Does Portable Electronic Campaign Sign Violate Federal Regulations?

Posted: 11:08 PM, Jul 31, 2018
Updated: 2018-08-01 07:32:00-04
Does Portable Electronic Campaign Sign Violate Federal Regulations?

While driving past a construction zone on the highway, you probably wouldn't be surprised to see an electronic warning sign -- a portable message board that can give drivers potentially life-saving information like BRIDGE OUT or ROAD CLOSED AHEAD.

But a candidate for Coffee County Mayor is using two such portable message signs as campaign ads. 

They read: "VOTE TIM BROWN... COFFEE COUNTY MAYOR" -- a move that may test the limits of federal traffic rules.

Brown, an independent candidate for Coffee County Mayor, says he decided to use the privately-owned electronic message signs parked along Highway 55 in Manchester after being approached by a friend.

"I just had a friend that had a couple of them, he asked me if I wanted to use them, and I told him yes," Brown said.

Because the electronic signs are typically used by construction crews to warn drivers of upcoming road dangers, Brown's use of the message boards are raising eyebrows.

The Manual on Uniform Traffic Control Devices for Streets and Highways -- a list of regulations from the Federal Highway Administration that outlines the use of all road signs in the U.S. -- says "advertising messages shall not be displayed on changeable message signs or its supports or other equipment."

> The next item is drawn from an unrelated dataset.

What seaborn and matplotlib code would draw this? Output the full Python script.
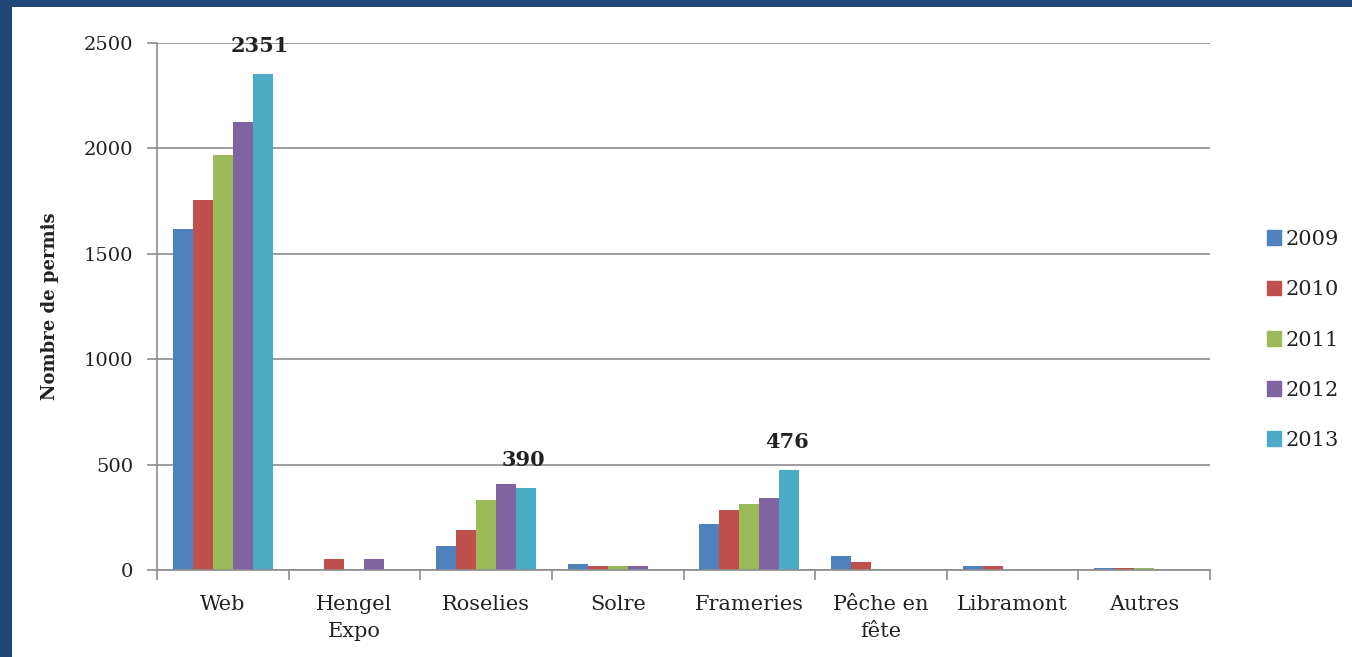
import matplotlib
matplotlib.use("Agg")
import matplotlib.pyplot as plt
import matplotlib.patches as mpatches
import seaborn as sns
import pandas as pd

categories = ["Web", "Hengel\nExpo", "Roselies", "Solre", "Frameries", "Pêche en\nfête", "Libramont", "Autres"]
years = ["2009", "2010", "2011", "2012", "2013"]
v2009 = [1620, 0, 115, 30, 218, 68, 20, 8]
v2010 = [1755, 50, 190, 20, 285, 40, 20, 8]
v2011 = [1970, 0, 332, 20, 313, 6, 0, 8]
v2012 = [2125, 50, 408, 20, 342, 0, 0, 0]
v2013 = [2351, 0, 390, 0, 476, 0, 0, 0]
annotated = {"Web": 2351, "Roselies": 390, "Frameries": 476}
colors = ["#4F81BD", "#C0504D", "#9BBB59", "#8064A2", "#4BACC6"]
yticks = [0, 500, 1000, 1500, 2000, 2500]

series = [v2009, v2010, v2011, v2012, v2013]
rows = []
for y, vals in zip(years, series):
    for c, v in zip(categories, vals):
        rows.append({"cat": c, "year": y, "val": v})
df = pd.DataFrame(rows)

sns.set_theme(style="white")
plt.rcParams["font.family"] = ["DejaVu Serif"]

fig = plt.figure(figsize=(13.52, 6.57), dpi=100)
fig.patch.set_facecolor("#1F4878")
fig.patches.append(mpatches.Rectangle((12 / 1352, 0), 1 - 12 / 1352, 1 - 7 / 657,
                                      transform=fig.transFigure, facecolor="white",
                                      edgecolor="none", zorder=-10))
ax = fig.add_axes([157 / 1352, 1 - 570 / 657, (1210 - 157) / 1352, (570 - 43) / 657])
ax.set_facecolor("none")
ax.set_zorder(5)

sns.barplot(data=df, x="cat", y="val", hue="year", palette=colors, width=0.76,
            saturation=1, gap=0, ax=ax, legend=False, linewidth=0)

ax.set_xlim(-0.5, len(categories) - 0.5)
ax.set_ylim(0, 2500)
ax.set_yticks(yticks)
ax.set_yticklabels([str(t) for t in yticks], fontsize=14, color="#222222")
ax.yaxis.grid(True, color="#8c8c8c", linewidth=1.2)
ax.set_axisbelow(True)

ax.set_xticks(range(len(categories)))
ax.set_xticklabels(categories, fontsize=15, color="#222222", linespacing=1.55)
ax.tick_params(axis="x", which="major", length=0, pad=18)
ax.set_xticks([i - 0.5 for i in range(len(categories) + 1)], minor=True)
ax.tick_params(axis="x", which="minor", length=7, width=1.2, color="#8c8c8c", bottom=True)
ax.tick_params(axis="y", length=7, width=1.2, color="#8c8c8c", left=True, pad=10)

for s in ["top", "right"]:
    ax.spines[s].set_visible(False)
for s in ["left", "bottom"]:
    ax.spines[s].set_color("#8c8c8c")
    ax.spines[s].set_linewidth(1.2)

ax.set_xlabel("")
ax.set_ylabel("Nombre de permis", fontsize=13, fontweight="bold", color="#222222", labelpad=18)

# annotate the 2013 bar values
last = ax.containers[-1]
for i, c in enumerate(categories):
    if c in annotated:
        bar = last[i]
        ax.annotate(str(annotated[c]), (bar.get_x() + bar.get_width() / 2 - 0.02, bar.get_height()),
                    xytext=(0, 13), textcoords="offset points", ha="center", va="bottom",
                    fontsize=15, fontweight="bold", color="#222222", annotation_clip=False)

handles = [mpatches.Patch(color=col, label=y) for col, y in zip(colors, years)]
fig.legend(handles=handles, loc="center left", bbox_to_anchor=(1248 / 1352, 1 - 340 / 657),
           frameon=False, fontsize=15, labelspacing=1.5, handlelength=0.7, handleheight=0.7,
           handletextpad=0.2, labelcolor="#222222")

fig.savefig("out.png", dpi=100, facecolor=fig.get_facecolor())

But whether Brown is violating the federal regulation is unclear: while the sign is clearly meant to be seen by passing drivers, Brown says the sign itself is privately owned, and he says it sits on private property.

"If it was a construction sign, it would probably actually be in the road instead of off the property -- 30 to 40 feet off the property like I have it," Brown said.

Brown says he needs the extra visibility the signs provide because, as an independent, he is running without the backing of either the Democratic or Republican party.

"I'm supporting myself, so I'm fighting not just candidates, but a party on each side," Brown said.  "You've got to be noticed."